Should attorneys have the right to bring a gun into an Arkansas courthouse? That is the question presently before the Arkansas Supreme Court in a lawsuit filed by Conway attorney Chris Corbitt.
Corbitt attempted to take his gun into a courthouse but was denied entry. His argument, which trial court Judge Herb Wright soundly rejected, was that the distinction “officers of the court” is intended to encompass attorneys in line with the spirit of the term as referenced in the Arkansas Rules of Professional Conduct. If that was the law, any attorney in Arkansas could carry a gun into court.
Judge Wright noted that Corbitt’s interpretation would “lead to a nonsensical result.”
Why does an attorney need to carry a gun into a courthouse? It is silly that such a question needs to be asked, but in today’s gun-crazed culture, we must do so.
While America has always had a strange relationship with guns, it was not until the National Rifle Association, in the second half of the 20th century, began an intense lobbying effort against any legislative proposal for the control of firearms at the local, state, and national level that America’s political and legal relationship with guns changed dramatically.
This was not the purpose for the NRA’s founding in 1871.
At its inception, the NRA endeavored to encourage a new generation of marksmen, either for hunting or recreational purposes. During the Civil War, the Union Army, it turned out, was a terrible shot. Working in concert with the government, the NRA helped advance independence and survival, particularly in rural areas, where hunting was a primary means of sustenance.
As crime rose during the era of Prohibition and into the 1960s, the NRA worked closely with the government to pass meaningful gun reform, including the National Firearms Act of 1934, the Gun Control Act of 1938, and in California the Mulford Act, which prohibited the open carry of firearms. The latter, passed in 1967, was signed into law by then-Gov. Ronald Reagan.
All were effective at reducing the types of guns used in crime.
Everything changed in the 1970s when Harlon Carter, a Texas attorney, staged the successful takeover of the NRA. A hard-liner, he is known for championing the phrase, “You don’t stop crime by attacking guns. You stop crime by stopping criminals.”
In 2008, the U.S. Supreme Court, in District of Columbia v. Heller, held that an individual has the right to keep a handgun in the home for self-defense. Justice Scalia, in his majority opinion, noted, “Like most rights, the right secured by the Second Amendment is not unlimited. It is not a right to keep and carry any weapon whatsoever in any manner whatsoever and for whatever purpose.” One of the permissible restrictions Justice Scalia envisioned in Heller was forbidding firearms in government buildings.
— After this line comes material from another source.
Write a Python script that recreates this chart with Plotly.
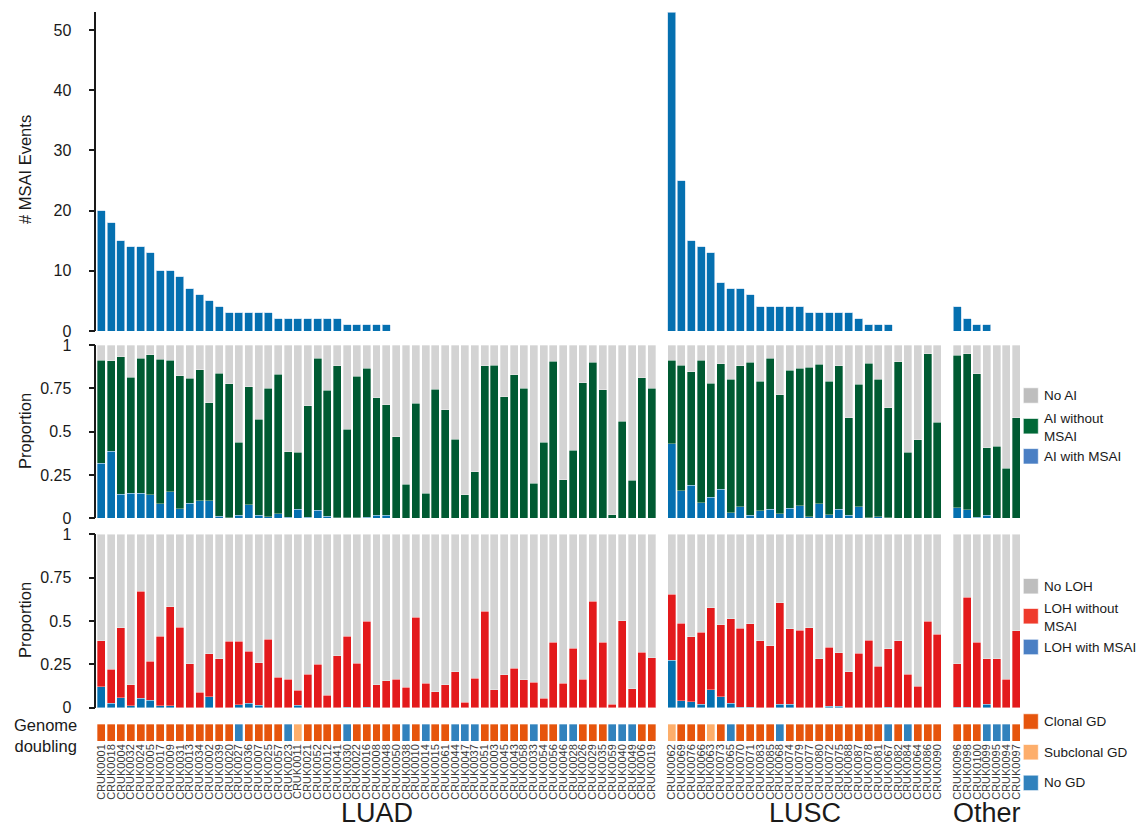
import plotly.graph_objects as go

W, H = 1136, 828

# ---------------- data ----------------
luad_ids = ["CRUK0001", "CRUK0018", "CRUK0004", "CRUK0032", "CRUK0024", "CRUK0005", "CRUK0017", "CRUK0009",
            "CRUK0031", "CRUK0013", "CRUK0034", "CRUK0002", "CRUK0039", "CRUK0020", "CRUK0027", "CRUK0036",
            "CRUK0007", "CRUK0025", "CRUK0057", "CRUK0023", "CRUK0011", "CRUK0021", "CRUK0052", "CRUK0012",
            "CRUK0041", "CRUK0030", "CRUK0022", "CRUK0016", "CRUK0008", "CRUK0048", "CRUK0050", "CRUK0038",
            "CRUK0010", "CRUK0014", "CRUK0015", "CRUK0061", "CRUK0044", "CRUK0047", "CRUK0037", "CRUK0051",
            "CRUK0003", "CRUK0045", "CRUK0043", "CRUK0058", "CRUK0033", "CRUK0054", "CRUK0056", "CRUK0046",
            "CRUK0028", "CRUK0026", "CRUK0029", "CRUK0035", "CRUK0059", "CRUK0040", "CRUK0049", "CRUK0006",
            "CRUK0019"]
lusc_ids = ["CRUK0062", "CRUK0069", "CRUK0076", "CRUK0066", "CRUK0063", "CRUK0073", "CRUK0065", "CRUK0070",
            "CRUK0071", "CRUK0083", "CRUK0085", "CRUK0068", "CRUK0074", "CRUK0079", "CRUK0077", "CRUK0080",
            "CRUK0072", "CRUK0075", "CRUK0088", "CRUK0087", "CRUK0078", "CRUK0081", "CRUK0067", "CRUK0082",
            "CRUK0084", "CRUK0064", "CRUK0086", "CRUK0090"]
other_ids = ["CRUK0096", "CRUK0098", "CRUK0100", "CRUK0099", "CRUK0095", "CRUK0094", "CRUK0097"]

# number of MSAI events
luad_msai = [20, 18, 15, 14, 14, 13, 10, 10, 9, 7, 6, 5, 4, 3, 3, 3, 3, 3, 2, 2,
             2, 2, 2, 2, 2, 1, 1, 1, 1, 1, 0, 0, 0, 0, 0, 0, 0, 0, 0, 0,
             0, 0, 0, 0, 0, 0, 0, 0, 0, 0, 0, 0, 0, 0, 0, 0, 0]
lusc_msai = [53, 25, 15, 14, 13, 8, 7, 7, 6, 4, 4, 4, 4, 4, 3, 3, 3, 3, 3, 2,
             1, 1, 1, 0, 0, 0, 0, 0]
other_msai = [4, 2, 1, 1, 0, 0, 0]

# proportion of genome with allelic imbalance (any) and with MSAI
luad_ai_any = [0.913, 0.91, 0.933, 0.813, 0.925, 0.944, 0.917, 0.913, 0.823, 0.808,
               0.856, 0.667, 0.837, 0.777, 0.438, 0.76, 0.573, 0.75, 0.831, 0.385,
               0.381, 0.65, 0.925, 0.74, 0.879, 0.513, 0.821, 0.867, 0.696, 0.654,
               0.471, 0.196, 0.665, 0.144, 0.744, 0.627, 0.456, 0.135, 0.269, 0.879,
               0.883, 0.7, 0.827, 0.75, 0.202, 0.44, 0.906, 0.223, 0.394, 0.783,
               0.9, 0.742, 0.021, 0.56, 0.221, 0.812, 0.75]
luad_ai_msai = [0.319, 0.388, 0.138, 0.146, 0.144, 0.135, 0.085, 0.152, 0.056, 0.087,
                0.1, 0.1, 0.013, 0.003, 0.017, 0.077, 0.019, 0.01, 0.025, 0.006,
                0.052, 0.006, 0.046, 0.012, 0.003, 0.003, 0.003, 0.006, 0.017, 0.017,
                0, 0, 0, 0, 0, 0, 0, 0, 0, 0,
                0, 0, 0, 0, 0, 0, 0, 0, 0, 0,
                0, 0, 0, 0, 0, 0, 0]
lusc_ai_any = [0.913, 0.883, 0.846, 0.913, 0.779, 0.892, 0.802, 0.881, 0.9, 0.792,
               0.923, 0.712, 0.854, 0.867, 0.871, 0.888, 0.792, 0.881, 0.581, 0.773,
               0.896, 0.802, 0.638, 0.902, 0.381, 0.452, 0.95, 0.554]
lusc_ai_msai = [0.431, 0.16, 0.192, 0.09, 0.121, 0.169, 0.033, 0.067, 0.017, 0.044,
                0.052, 0.025, 0.058, 0.073, 0.01, 0.085, 0.021, 0.052, 0.017, 0.067,
                0.004, 0.008, 0.004, 0, 0, 0, 0, 0]
other_ai_any = [0.94, 0.95, 0.835, 0.408, 0.417, 0.29, 0.581]
other_ai_msai = [0.06, 0.048, 0.006, 0.019, 0, 0, 0]

# proportion of genome with LOH (any) and with MSAI
luad_loh_any = [0.387, 0.223, 0.46, 0.131, 0.671, 0.267, 0.413, 0.583, 0.463, 0.252,
                0.09, 0.31, 0.283, 0.383, 0.383, 0.325, 0.258, 0.394, 0.175, 0.163,
                0.102, 0.192, 0.25, 0.071, 0.3, 0.413, 0.256, 0.498, 0.131, 0.154,
                0.163, 0.117, 0.521, 0.14, 0.092, 0.131, 0.208, 0.031, 0.171, 0.556,
                0.104, 0.19, 0.227, 0.162, 0.146, 0.054, 0.377, 0.14, 0.344, 0.163,
                0.615, 0.377, 0.019, 0.502, 0.11, 0.319, 0.287]
luad_loh_msai = [0.121, 0.027, 0.056, 0.01, 0.054, 0.044, 0.01, 0.01, 0, 0,
                 0, 0.063, 0, 0, 0.017, 0.027, 0.015, 0, 0, 0,
                 0.015, 0, 0, 0, 0, 0.004, 0, 0.004, 0, 0,
                 0, 0, 0, 0, 0, 0, 0, 0, 0, 0,
                 0, 0, 0, 0, 0, 0, 0, 0, 0, 0,
                 0, 0, 0, 0, 0, 0, 0]
lusc_loh_any = [0.654, 0.488, 0.41, 0.435, 0.577, 0.477, 0.513, 0.458, 0.485, 0.385,
                0.356, 0.606, 0.454, 0.448, 0.462, 0.281, 0.35, 0.317, 0.208, 0.313,
                0.388, 0.238, 0.34, 0.385, 0.192, 0.123, 0.498, 0.423]
lusc_loh_msai = [0.275, 0.04, 0.033, 0.019, 0.104, 0.063, 0.025, 0.004, 0.004, 0,
                 0, 0.021, 0.019, 0, 0, 0, 0.008, 0.008, 0, 0,
                 0, 0, 0.004, 0, 0, 0, 0, 0]
other_loh_any = [0.254, 0.638, 0.377, 0.281, 0.281, 0.163, 0.444]
other_loh_msai = [0.004, 0.004, 0, 0.019, 0, 0, 0]

# genome doubling status: C = clonal GD, S = subclonal GD, N = no GD
luad_gd = ["C", "C", "C", "C", "C", "C", "C", "C", "C", "C", "C", "C", "C", "C", "N", "C", "C", "C", "C", "N",
           "S", "C", "C", "C", "C", "N", "C", "C", "C", "C", "C", "N", "C", "N", "C", "C", "N", "N", "N", "C",
           "C", "C", "C", "C", "N", "C", "C", "N", "N", "C", "C", "C", "N", "N", "N", "C", "C"]
lusc_gd = ["S", "C", "C", "C", "S", "C", "N", "C", "C", "C", "C", "N", "C", "C", "C", "C", "C", "C", "C", "C",
           "C", "C", "N", "C", "N", "C", "C", "C"]
other_gd = ["C", "C", "C", "N", "N", "N", "C"]

group_names = ["LUAD", "LUSC", "Other"]
ai_legend_labels = ["No AI", "AI without<br>MSAI", "AI with MSAI"]
loh_legend_labels = ["No LOH", "LOH without<br>MSAI", "LOH with MSAI"]
gd_legend_labels = ["Clonal GD", "Subclonal GD", "No GD"]

# ---------------- styling ----------------
FONT = "Arial, 'Liberation Sans', Helvetica, sans-serif"
C_BLUE = "#0570b0"
C_GREEN = "#005a32"
C_GREY = "#d3d3d3"
C_RED = "#e31a1c"
GD_COLORS = {"C": "#e6550d", "S": "#fdae6b", "N": "#3182bd"}
EDGE = "rgba(255,255,255,0.55)"
TXT = "#1a1a1a"


def px_x(p):
    return p / W


def px_y(p):
    return 1 - p / H


x_domains = [[px_x(96.4), px_x(656.6)], [px_x(666.6), px_x(942.4)], [px_x(952.4), px_x(1021.2)]]
y_top = [px_y(331), px_y(12)]
y_ai = [px_y(518.3), px_y(345)]
y_loh = [px_y(707.7), px_y(534.3)]
y_gd = [px_y(741), px_y(724)]

groups = [
    (luad_ids, luad_msai, luad_ai_any, luad_ai_msai, luad_loh_any, luad_loh_msai, luad_gd),
    (lusc_ids, lusc_msai, lusc_ai_any, lusc_ai_msai, lusc_loh_any, lusc_loh_msai, lusc_gd),
    (other_ids, other_msai, other_ai_any, other_ai_msai, other_loh_any, other_loh_msai, other_gd),
]

fig = go.Figure()
xnames = ["x", "x2", "x3"]

for gi, (ids, msai, ai_any, ai_m, loh_any, loh_m, gd) in enumerate(groups):
    xa = xnames[gi]
    # top: MSAI events
    fig.add_trace(go.Bar(x=ids, y=msai, xaxis=xa, yaxis="y", marker_color=C_BLUE,
                         marker_line=dict(color="#c6dbef", width=0.7), showlegend=False))
    # AI proportions
    ai_without = [a - m for a, m in zip(ai_any, ai_m)]
    ai_none = [1 - a for a in ai_any]
    for vals, col in [(ai_m, C_BLUE), (ai_without, C_GREEN), (ai_none, C_GREY)]:
        fig.add_trace(go.Bar(x=ids, y=vals, xaxis=xa, yaxis="y2", marker_color=col,
                             marker_line=dict(color=EDGE, width=0.6), showlegend=False))
    # LOH proportions
    loh_without = [a - m for a, m in zip(loh_any, loh_m)]
    loh_none = [1 - a for a in loh_any]
    for vals, col in [(loh_m, C_BLUE), (loh_without, C_RED), (loh_none, C_GREY)]:
        fig.add_trace(go.Bar(x=ids, y=vals, xaxis=xa, yaxis="y3", marker_color=col,
                             marker_line=dict(color=EDGE, width=0.6), showlegend=False))
    # genome doubling strip
    fig.add_trace(go.Bar(x=ids, y=[1] * len(ids), xaxis=xa, yaxis="y4",
                         marker_color=[GD_COLORS[g] for g in gd],
                         marker_line=dict(color=EDGE, width=0.6), showlegend=False))

yax_common = dict(anchor="x", showline=True, linecolor=TXT, linewidth=1.6,
                  ticks="outside", ticklen=6, tickwidth=1.6, tickcolor=TXT,
                  showgrid=False, zeroline=False, ticklabelstandoff=14, automargin=False,
                  tickfont=dict(family=FONT, size=16, color=TXT))
prop_ticks = dict(tickvals=[0, 0.25, 0.5, 0.75, 1], ticktext=["0", "0.25", "0.5", "0.75", "1"])

layout = dict(
    width=W, height=H, margin=dict(l=0, r=0, t=0, b=0, autoexpand=False),
    paper_bgcolor="white", plot_bgcolor="white",
    barmode="stack", bargap=0.19,
    font=dict(family=FONT, color=TXT),
    yaxis=dict(domain=y_top, range=[0, 53], tickvals=[0, 10, 20, 30, 40, 50], **yax_common),
    yaxis2=dict(domain=y_ai, range=[0, 1], **prop_ticks, **yax_common),
    yaxis3=dict(domain=y_loh, range=[0, 1], **prop_ticks, **yax_common),
    yaxis4=dict(domain=y_gd, range=[0, 1], anchor="x", showline=False, showgrid=False,
                zeroline=False, showticklabels=False, ticks="", automargin=False),
)
for gi, ids in enumerate([luad_ids, lusc_ids, other_ids]):
    key = "xaxis" if gi == 0 else f"xaxis{gi + 1}"
    layout[key] = dict(domain=x_domains[gi], anchor="y4", type="category",
                       range=[-0.5, len(ids) - 0.5], tickangle=-90, ticks="",
                       tickmode="array", tickvals=ids, ticktext=ids,
                       showline=False, showgrid=False, zeroline=False, automargin=False,
                       tickfont=dict(family=FONT, size=11, color="#3a3a3a"))
fig.update_layout(**layout)

annotations = []
# y titles
for text, yc in [("# MSAI Events", 170), ("Proportion", 431), ("Proportion", 620)]:
    annotations.append(dict(text=text, x=px_x(25), y=px_y(yc), xref="paper", yref="paper",
                            textangle=-90, showarrow=False, xanchor="center", yanchor="middle",
                            font=dict(family=FONT, size=16.5, color=TXT)))
annotations.append(dict(text="Genome<br>doubling", x=px_x(45), y=px_y(735), xref="paper", yref="paper",
                        showarrow=False, xanchor="center", yanchor="middle", align="center",
                        font=dict(family=FONT, size=16.5, color=TXT)))
# group labels
for gi, name in enumerate(group_names):
    xa = "x" if gi == 0 else f"x{gi + 1}"
    annotations.append(dict(text=name, x=0.5, y=px_y(813), xref=f"{xa} domain", yref="paper",
                            showarrow=False, xanchor="center", yanchor="middle",
                            font=dict(family=FONT, size=27, color=TXT)))

# custom legends
shapes = []
legend_sets = [
    (ai_legend_labels, ["#bebebe", "#006837", "#4a7fc4"], [395.5, 426.2, 456.3]),
    (loh_legend_labels, ["#bebebe", "#ef3b2c", "#4a7fc4"], [586.2, 616.2, 647.0]),
    (gd_legend_labels, ["#e6550d", "#fdae6b", "#3182bd"], [721.5, 752.2, 782.9]),
]
for labels, cols, centers in legend_sets:
    for lab, col, cy in zip(labels, cols, centers):
        shapes.append(dict(type="rect", xref="paper", yref="paper",
                           x0=px_x(1023.3), x1=px_x(1038.3), y0=px_y(cy + 7.7), y1=px_y(cy - 7.7),
                           fillcolor=col, line=dict(color="rgba(255,255,255,0.6)", width=1)))
        ty = cy + 1 if "<br>" in lab else cy
        annotations.append(dict(text=lab, x=px_x(1041.5), y=px_y(ty), xref="paper", yref="paper",
                                showarrow=False, xanchor="left", yanchor="middle", align="left",
                                font=dict(family=FONT, size=13.5, color=TXT)))

fig.update_layout(annotations=annotations, shapes=shapes)
fig.write_html("out.html")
Today in the United States, guns kill more children than cancer. But thanks to former Arkansas Rep. Jay Dickey, the Centers for Disease Control and Prevention is prohibited from using research funds to advocate or promote gun control. This ignominious legislation is known as the Dickey Rule, and was conceived by the NRA after the CDC in 1993 published a report showing that gun ownership increased the risk of death in the home.
Feb. 1 marked the beginning of Gun Violence Week. America’s gun death rate is 13 times that of our peer nations. Every day in the wealthiest nation on Earth, 110 people are shot and killed and an additional 200 people survive. In January there were 52 mass shootings claiming the lives of 98 people. Another 205 people were injured but survived.
In 1994, President Bill Clinton signed the Crime Control Act, which banned assault weapons, including the AR-15, and large-capacity ammunition magazines. Mass shooting deaths declined to an average of 5.3 per year. After the ban expired, in 2004, mass shootings rose five times that rate annually, proving Harlon Carter and his acolytes wrong.
Mr. Corbitt’s effort to authorize attorneys to carry guns in courthouses is another in a long line of obsessive behavior regarding firearms and individual liberty. Weaponizing courthouses is a foolish endeavor riddled with unintended consequences.
The Arkansas attorney doesn’t ascend to the Bar to mimic Yosemite Sam. To be sure, attorneys respect the august nature of the profession and the courthouse as a sanctuary for civility and justice. The Arkansas Supreme Court would do right to embrace Justice Scalia’s dicta in Heller and send this case packing.